No eran ciudadanos anónimos

18/10/2013 - 00:00 Isaac Martín

 
 
 
  
  El pasado fin de semana ha tenido lugar en nuestro país un acontecimiento histórico: la beatificación de 522 miembros de la Iglesia –sacerdotes, religiosos y seglares– que murieron durante la persecución religiosa producida entre 1936 y 1939 por la fe que profesaban. El acto, exclusivamente religioso, sin ningún tinte político ni afán por reivindicar nada, con una exquisita belleza escénica y cargado de detalles impresionantes (como el saludo personalizado a familiares de los nuevos beatos) ha sido todo un éxito, tanto por la numerosa participación de fieles, como por haber conseguido captar la atención de creyentes y no creyentes.
 
  En su alocución dirigida a los participantes en la Celebración, el Papa Francisco insistía en que los mártires son “cristianos ganados por Cristo, discípulos que han aprendido bien el sentido de aquel «amar hasta el extremo» que llevó a Jesús a la Cruz”. Nada más (y nada menos).
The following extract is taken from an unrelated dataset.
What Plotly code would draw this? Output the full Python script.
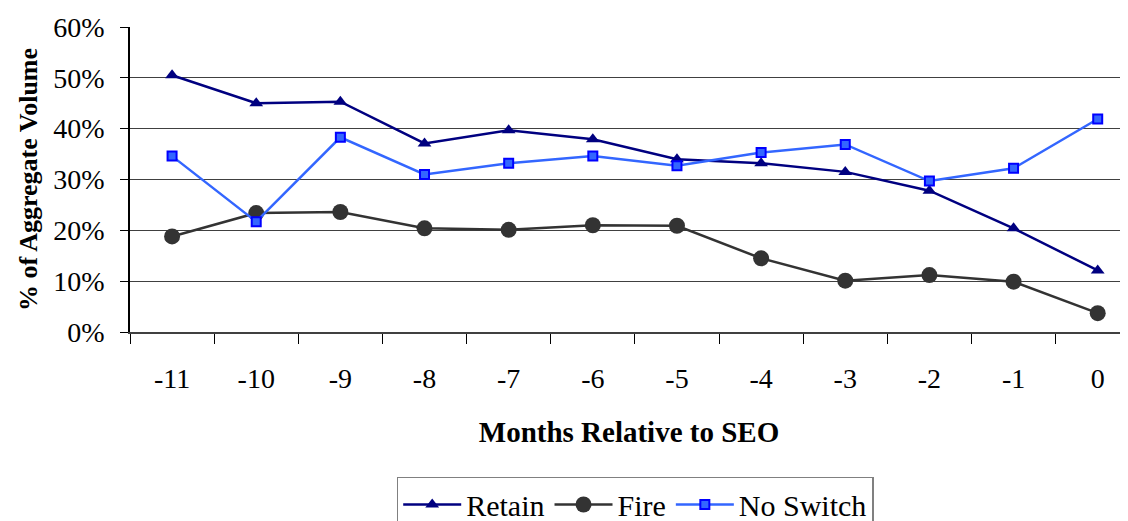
import plotly.graph_objects as go

months = ["-11", "-10", "-9", "-8", "-7", "-6", "-5", "-4", "-3", "-2", "-1", "0"]
retain = [50.5, 45.0, 45.3, 37.1, 39.7, 37.9, 34.0, 33.2, 31.5, 27.8, 20.4, 12.1]
fire = [18.8, 23.4, 23.6, 20.4, 20.1, 21.0, 20.9, 14.5, 10.1, 11.2, 9.9, 3.7]
no_switch = [34.6, 21.7, 38.3, 31.0, 33.2, 34.6, 32.7, 35.3, 36.9, 29.7, 32.2, 41.9]
y_ticks = [0, 10, 20, 30, 40, 50, 60]
y_labels = ["0%", "10%", "20%", "30%", "40%", "50%", "60%"]

font = "Liberation Serif"

fig = go.Figure()
fig.add_trace(go.Scatter(
    x=months, y=retain, name="Retain", mode="lines+markers",
    line=dict(color="#000080", width=2.5),
    marker=dict(symbol="triangle-up", size=12, color="#000080"),
))
fig.add_trace(go.Scatter(
    x=months, y=fire, name="Fire", mode="lines+markers",
    line=dict(color="#333333", width=2.5),
    marker=dict(symbol="circle", size=16, color="#333333"),
))
fig.add_trace(go.Scatter(
    x=months, y=no_switch, name="No Switch", mode="lines+markers",
    line=dict(color="#3366FF", width=2.5),
    marker=dict(symbol="square", size=9, color="#3366FF",
                line=dict(color="#0000FF", width=2)),
))

# page body has an 8px margin, so the figure is 8px smaller and shifted
fig.update_layout(
    width=1120, height=513,
    margin=dict(l=122, r=0, t=19, b=189, autoexpand=False),
    paper_bgcolor="white", plot_bgcolor="white",
    font=dict(family=font, size=28, color="black"),
    showlegend=True,
    legend=dict(
        orientation="h", xref="container", yref="container",
        x=0.560, xanchor="center", y=0.0858, yanchor="top",
        bordercolor="#808080", borderwidth=1.5,
        font=dict(family=font, size=30, color="black"),
        itemwidth=58, tracegroupgap=0,
    ),
    xaxis=dict(
        type="category",
        range=[-0.5, 11.36],
        ticks="outside", ticklen=10, tickcolor="black", tickwidth=1,
        tickson="boundaries",
        showgrid=False, zeroline=False,
        showline=True, linecolor="#404040", linewidth=1.5,
        ticklabelstandoff=21,
        automargin=False,
        tickfont=dict(family=font, size=28),
        title=dict(text="<b>Months Relative to SEO</b>",
                   font=dict(family=font, size=29), standoff=28),
    ),
    yaxis=dict(
        range=[0, 60],
        tickmode="array", tickvals=y_ticks, ticktext=y_labels,
        ticks="outside", ticklen=8, tickcolor="black", tickwidth=1,
        showgrid=True, gridcolor="#404040", gridwidth=1,
        zeroline=False,
        showline=True, linecolor="black", linewidth=1.5,
        ticklabelstandoff=10,
        automargin=False,
        tickfont=dict(family=font, size=28),
        title=dict(text="<b>% of Aggregate Volume</b>",
                   font=dict(family=font, size=26), standoff=8),
    ),
)

fig.write_html("out.html")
No hay lugar a dudas –cuestión muy diferente es que, de manera intencionada, se ofrezca información manipulada–: la Iglesia les ha coronado mártires y proclamado beatos no por defender una concreta ideología, ni por haberse implicado en una guerra fraticida, ni por dar batalla a la llamada memoria histórica.
 
  Sencillamente, considera que sus vidas son modelos útiles para los creyentes del siglo XXI que intentan vivir fielmente la fe en Dios y su pertenencia a la Iglesia Católica. Especialmente para los seglares, que podemos actualizar a través de su ejemplo nuestra vocación laical y nuestro compromiso de ordenar las realidades temporales para anticipar en ellas el Reino de Dios. Y lo hace después de un largo y exhaustivo proceso de estudio individualizado de las vidas, palabras y obras de cada uno de ellos. Lo importante de los mártires no es, por tanto, cómo murieron, sino cómo vivieron. Desde su concreta vocación –sacerdotal, religiosa o laical–, cada uno en su ámbito, atendieron la llamada a la santidad que se nos ofrece a todos los bautizados.
 
  Creían en Jesucristo; se formaban en la fe, incluso aunque algunos carecían de estudios básicos; colaboraban activamente en la construcción de una sociedad mejor, dedicando su tiempo, sus bienes y toda su vida al servicio del Evangelio y de la promoción de los hombres y mujeres de su tiempo. No eran ciudadanos anónimos, sino hombres y mujeres comprometidos con su fe. Por eso llamaron la atención de quienes, por odio a ella, deseaban exterminar toda huella de Dios en su mundo. Por eso les mataron. Y precisamente por eso, murieron perdonando. Ya son santos. Transcurridos casi ochenta años de su muerte, recordamos sus nombres y sus rostros. Nadie recuerda, en cambio, a sus verdugos. Bien haríamos todos, creyentes y no creyentes, en trabajar por construir un mundo más humano, dando lo mejor de nosotros mismos. Ellos lo hicieron. Y hoy son nuestro ejemplo.